The appeal was heard on an urgent basis, reflecting the fact that its implications, already far-reaching in the shipping industry, extended far beyond. In essence, the Court of Appeal upheld the conclusion of the Judge below in the Commercial Court (Males J.), who had in turn upheld some of the conclusions of the arbitrators who first heard the matter. Each concluded that a written contract, described as a sale contract and containing all the indicia of a sale contract, would not be a sale contract if the parties contemplated that the goods would physically cease to exist before the time at which property was meant to pass under the contract.

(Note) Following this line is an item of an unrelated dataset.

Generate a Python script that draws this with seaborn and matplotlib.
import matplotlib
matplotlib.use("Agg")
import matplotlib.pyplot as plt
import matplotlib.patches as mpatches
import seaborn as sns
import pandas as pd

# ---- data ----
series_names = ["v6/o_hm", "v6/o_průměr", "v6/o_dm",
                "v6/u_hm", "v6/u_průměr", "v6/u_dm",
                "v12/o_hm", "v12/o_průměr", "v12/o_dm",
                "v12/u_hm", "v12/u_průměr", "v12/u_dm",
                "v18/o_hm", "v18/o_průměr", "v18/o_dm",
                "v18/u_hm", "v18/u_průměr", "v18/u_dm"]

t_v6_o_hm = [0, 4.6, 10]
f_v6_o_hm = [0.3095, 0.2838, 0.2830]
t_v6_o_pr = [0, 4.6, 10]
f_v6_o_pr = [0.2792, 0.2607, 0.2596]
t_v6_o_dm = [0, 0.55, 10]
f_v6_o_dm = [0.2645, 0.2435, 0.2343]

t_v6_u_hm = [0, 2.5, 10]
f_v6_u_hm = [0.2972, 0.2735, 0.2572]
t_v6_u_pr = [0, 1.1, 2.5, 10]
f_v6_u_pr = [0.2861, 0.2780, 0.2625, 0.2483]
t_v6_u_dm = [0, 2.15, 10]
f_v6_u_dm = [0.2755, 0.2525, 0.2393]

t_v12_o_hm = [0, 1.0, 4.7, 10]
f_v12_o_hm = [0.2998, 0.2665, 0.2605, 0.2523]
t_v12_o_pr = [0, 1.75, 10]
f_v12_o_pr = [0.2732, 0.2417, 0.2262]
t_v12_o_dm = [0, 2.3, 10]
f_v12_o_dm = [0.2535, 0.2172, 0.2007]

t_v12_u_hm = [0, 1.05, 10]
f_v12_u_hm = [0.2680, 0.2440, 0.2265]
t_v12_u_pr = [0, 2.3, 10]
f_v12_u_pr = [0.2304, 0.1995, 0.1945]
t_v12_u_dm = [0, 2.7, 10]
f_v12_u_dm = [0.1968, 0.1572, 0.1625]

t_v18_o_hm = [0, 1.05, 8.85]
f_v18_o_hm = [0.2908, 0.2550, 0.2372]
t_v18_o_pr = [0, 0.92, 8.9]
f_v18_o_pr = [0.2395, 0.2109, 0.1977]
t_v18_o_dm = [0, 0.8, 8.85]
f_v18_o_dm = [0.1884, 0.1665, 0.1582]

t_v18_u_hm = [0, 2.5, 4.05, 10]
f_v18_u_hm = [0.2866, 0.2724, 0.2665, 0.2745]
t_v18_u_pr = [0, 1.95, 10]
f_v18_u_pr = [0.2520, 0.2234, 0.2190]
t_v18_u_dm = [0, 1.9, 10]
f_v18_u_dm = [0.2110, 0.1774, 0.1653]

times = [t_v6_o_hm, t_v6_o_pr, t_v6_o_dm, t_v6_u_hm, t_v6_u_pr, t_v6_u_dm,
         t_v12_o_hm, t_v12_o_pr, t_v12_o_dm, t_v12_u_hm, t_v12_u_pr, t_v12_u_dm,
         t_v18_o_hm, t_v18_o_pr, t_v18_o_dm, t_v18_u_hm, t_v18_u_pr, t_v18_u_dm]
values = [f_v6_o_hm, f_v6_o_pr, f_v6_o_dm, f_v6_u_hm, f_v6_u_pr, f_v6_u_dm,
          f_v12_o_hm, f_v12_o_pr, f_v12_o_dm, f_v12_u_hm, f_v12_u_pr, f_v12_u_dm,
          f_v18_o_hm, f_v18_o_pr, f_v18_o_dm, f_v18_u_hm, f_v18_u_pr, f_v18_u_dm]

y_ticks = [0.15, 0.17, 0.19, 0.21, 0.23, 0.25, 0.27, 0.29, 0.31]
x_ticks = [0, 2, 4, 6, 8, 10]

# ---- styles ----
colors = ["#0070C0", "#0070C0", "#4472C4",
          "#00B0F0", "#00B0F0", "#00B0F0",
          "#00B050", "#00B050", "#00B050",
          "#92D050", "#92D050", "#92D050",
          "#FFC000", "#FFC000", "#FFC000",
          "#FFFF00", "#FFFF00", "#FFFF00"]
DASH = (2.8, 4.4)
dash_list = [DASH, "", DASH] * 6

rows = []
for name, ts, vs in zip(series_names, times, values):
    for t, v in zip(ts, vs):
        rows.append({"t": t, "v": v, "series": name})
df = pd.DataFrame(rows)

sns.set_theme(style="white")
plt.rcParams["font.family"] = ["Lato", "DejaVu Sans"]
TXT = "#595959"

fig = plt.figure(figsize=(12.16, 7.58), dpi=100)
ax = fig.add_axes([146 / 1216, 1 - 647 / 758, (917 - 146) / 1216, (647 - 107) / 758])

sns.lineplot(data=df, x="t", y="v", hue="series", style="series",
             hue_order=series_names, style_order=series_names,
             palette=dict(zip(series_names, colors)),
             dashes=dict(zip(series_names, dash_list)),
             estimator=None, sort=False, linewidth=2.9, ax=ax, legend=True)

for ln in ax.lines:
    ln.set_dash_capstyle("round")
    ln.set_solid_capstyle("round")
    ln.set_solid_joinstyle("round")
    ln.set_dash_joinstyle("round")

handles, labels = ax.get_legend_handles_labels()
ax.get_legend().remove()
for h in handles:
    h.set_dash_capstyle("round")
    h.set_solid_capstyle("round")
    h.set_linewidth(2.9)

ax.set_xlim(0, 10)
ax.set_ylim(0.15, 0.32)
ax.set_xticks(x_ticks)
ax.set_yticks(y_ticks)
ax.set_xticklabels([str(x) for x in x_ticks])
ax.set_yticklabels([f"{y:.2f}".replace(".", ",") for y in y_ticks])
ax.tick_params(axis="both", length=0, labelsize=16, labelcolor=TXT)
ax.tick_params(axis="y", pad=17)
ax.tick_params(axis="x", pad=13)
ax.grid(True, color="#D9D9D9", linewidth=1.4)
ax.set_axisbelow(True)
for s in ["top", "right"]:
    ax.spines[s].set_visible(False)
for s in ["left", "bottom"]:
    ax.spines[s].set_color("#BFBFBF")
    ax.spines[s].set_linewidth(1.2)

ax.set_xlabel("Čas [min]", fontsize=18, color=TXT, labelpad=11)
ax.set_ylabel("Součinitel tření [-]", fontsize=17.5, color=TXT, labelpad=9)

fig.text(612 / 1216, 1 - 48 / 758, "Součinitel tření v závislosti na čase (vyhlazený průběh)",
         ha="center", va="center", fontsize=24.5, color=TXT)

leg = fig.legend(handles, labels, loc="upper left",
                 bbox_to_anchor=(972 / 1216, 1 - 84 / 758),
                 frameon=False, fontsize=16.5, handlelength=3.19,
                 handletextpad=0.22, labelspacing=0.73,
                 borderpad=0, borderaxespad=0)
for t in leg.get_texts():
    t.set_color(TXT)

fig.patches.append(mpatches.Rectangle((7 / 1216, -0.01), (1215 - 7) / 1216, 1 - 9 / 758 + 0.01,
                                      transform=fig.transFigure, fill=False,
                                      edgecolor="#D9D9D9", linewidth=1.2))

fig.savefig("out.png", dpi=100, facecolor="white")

The authors submit that this is a surprising conclusion. In contracts for the sale of pharmaceuticals, foodstuffs, chemicals, raw components for incorporation into other objects, and fuel, it is often the case that the retention of title clause in the contract permits consensual use of the goods. The result of the Court of Appeal’s decision in Res Cogitans is that the numerous cases that have come before the Court concerning the extent to which aspects of such retention of title clauses are enforceable or not, which have proceeded on the basis that the consumption of the goods has no impact upon the nature of the contract (indeed in those cases it has been assumed that contracts permitting consensual use were and remain contracts of sale within the Sale of Goods Act 1979, or its predecessor, the 1893 Act), have all proceeded on an incorrect assumption. The authors believe that this is unlikely. The decision is also open to criticism on a number of other grounds.
The facts
The OW Bunker Group, consisting of a Danish parent company, OW Bunkers & Trading A/S (OWBAS), and different subsidiaries in different jurisdictions, was one of (if not the) largest supplier of marine fuels, known as bunkers, in the world. In December 2013 OWBAS entered into a revolving credit facility under a syndicated loan, with ING Bank N.V. (ING) as lead bank. As security for the loan, the OW Bunker Group entered into an Omnibus Security Agreement, whereby it assigned and charged to ING, as Security Agent, all rights, title and interest in its third party and intercompany receivables.

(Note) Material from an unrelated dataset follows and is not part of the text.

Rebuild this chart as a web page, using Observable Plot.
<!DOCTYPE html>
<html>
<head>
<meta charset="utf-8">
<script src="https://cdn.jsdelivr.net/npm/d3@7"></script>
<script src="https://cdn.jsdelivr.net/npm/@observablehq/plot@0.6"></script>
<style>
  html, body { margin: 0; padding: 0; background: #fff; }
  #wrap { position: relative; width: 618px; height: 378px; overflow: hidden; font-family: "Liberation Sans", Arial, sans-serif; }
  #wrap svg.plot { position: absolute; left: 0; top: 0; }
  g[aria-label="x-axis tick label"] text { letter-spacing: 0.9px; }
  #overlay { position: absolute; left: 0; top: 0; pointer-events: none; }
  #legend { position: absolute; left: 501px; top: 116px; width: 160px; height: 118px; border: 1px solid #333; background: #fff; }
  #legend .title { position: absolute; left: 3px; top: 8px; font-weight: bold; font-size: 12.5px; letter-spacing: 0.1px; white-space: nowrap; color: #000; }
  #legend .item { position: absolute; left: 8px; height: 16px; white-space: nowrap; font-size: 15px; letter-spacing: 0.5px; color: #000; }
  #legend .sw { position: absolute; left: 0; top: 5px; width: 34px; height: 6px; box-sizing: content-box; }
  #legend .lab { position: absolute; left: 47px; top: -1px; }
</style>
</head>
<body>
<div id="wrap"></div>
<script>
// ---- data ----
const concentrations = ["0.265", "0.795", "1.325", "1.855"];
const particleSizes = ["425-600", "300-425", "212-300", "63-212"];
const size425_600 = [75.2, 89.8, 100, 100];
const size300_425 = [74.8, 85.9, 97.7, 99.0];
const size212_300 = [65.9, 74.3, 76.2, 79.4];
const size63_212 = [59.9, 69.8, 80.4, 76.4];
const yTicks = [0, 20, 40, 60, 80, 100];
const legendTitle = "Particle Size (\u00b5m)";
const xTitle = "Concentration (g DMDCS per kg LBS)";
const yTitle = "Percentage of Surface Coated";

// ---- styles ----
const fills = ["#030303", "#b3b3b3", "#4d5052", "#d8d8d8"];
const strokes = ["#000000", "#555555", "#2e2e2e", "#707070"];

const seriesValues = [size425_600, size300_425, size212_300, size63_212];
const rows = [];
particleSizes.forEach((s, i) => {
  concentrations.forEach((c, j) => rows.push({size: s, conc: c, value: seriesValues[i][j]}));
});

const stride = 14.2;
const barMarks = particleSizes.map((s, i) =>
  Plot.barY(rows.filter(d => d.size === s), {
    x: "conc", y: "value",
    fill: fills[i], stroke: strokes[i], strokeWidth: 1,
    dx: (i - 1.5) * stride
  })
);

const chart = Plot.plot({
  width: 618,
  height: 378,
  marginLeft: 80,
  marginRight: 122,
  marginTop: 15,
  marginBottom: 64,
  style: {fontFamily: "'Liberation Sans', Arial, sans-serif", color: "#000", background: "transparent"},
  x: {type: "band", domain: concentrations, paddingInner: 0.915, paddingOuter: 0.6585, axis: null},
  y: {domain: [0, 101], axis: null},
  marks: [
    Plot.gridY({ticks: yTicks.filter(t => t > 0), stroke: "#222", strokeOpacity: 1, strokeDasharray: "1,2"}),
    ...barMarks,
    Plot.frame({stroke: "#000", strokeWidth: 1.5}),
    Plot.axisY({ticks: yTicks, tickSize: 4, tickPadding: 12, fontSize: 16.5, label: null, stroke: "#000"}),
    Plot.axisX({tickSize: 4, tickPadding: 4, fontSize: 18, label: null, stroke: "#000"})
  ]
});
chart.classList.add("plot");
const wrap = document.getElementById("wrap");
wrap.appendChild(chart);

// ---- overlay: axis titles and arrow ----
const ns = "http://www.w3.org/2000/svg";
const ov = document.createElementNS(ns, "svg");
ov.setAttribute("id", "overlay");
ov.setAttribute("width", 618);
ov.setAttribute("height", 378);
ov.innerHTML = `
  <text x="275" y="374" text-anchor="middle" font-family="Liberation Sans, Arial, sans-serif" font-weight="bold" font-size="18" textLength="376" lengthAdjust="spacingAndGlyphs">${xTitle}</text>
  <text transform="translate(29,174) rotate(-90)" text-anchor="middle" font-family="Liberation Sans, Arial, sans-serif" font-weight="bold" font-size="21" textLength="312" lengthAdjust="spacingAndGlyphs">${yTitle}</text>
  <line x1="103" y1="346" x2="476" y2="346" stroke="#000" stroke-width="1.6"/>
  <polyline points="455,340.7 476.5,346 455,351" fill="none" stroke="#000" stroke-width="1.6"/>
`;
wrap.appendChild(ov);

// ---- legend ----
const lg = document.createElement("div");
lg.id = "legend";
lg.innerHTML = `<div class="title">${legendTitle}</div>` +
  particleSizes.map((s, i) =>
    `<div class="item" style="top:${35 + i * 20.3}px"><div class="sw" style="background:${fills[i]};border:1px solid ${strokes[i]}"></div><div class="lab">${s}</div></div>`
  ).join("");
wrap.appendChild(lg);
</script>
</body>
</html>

The bunker supply industry generally uses standard form contracts, and there is usually a string of participants, and thus a string of contracts. Thus when the owner/operator of a ship orders fuel, which may be delivered (stemmed) to the vessel in port, or offshore from a bunker supply vessel, the immediate seller places an order with another party further up the chain, and so on. There may be four or five such participants in the chain, with only one of them physically delivering the fuel. Invariably each participant in the chain regards itself as having entered into a sale contract with the parties immediately below (and above). These contracts are frequently, although not invariably, governed by English Law, are frequently on or adaptions of BIMCO (Baltic and International Maritime Council) standard terms, and more often than not contain a retention of title provision of some description. It is also usual, although not inevitable, that each contract restricts use of the fuel, but permits the same to be consumed for a limited purpose only, namely propulsion of the vessel. Whilst not invariable, it is often the case that the parcel of fuel delivered may have been consumed in whole or in part before the expiry of the credit period. Of course, the more creditworthy the seller, the longer the credit period, and the greater the likelihood of consumption.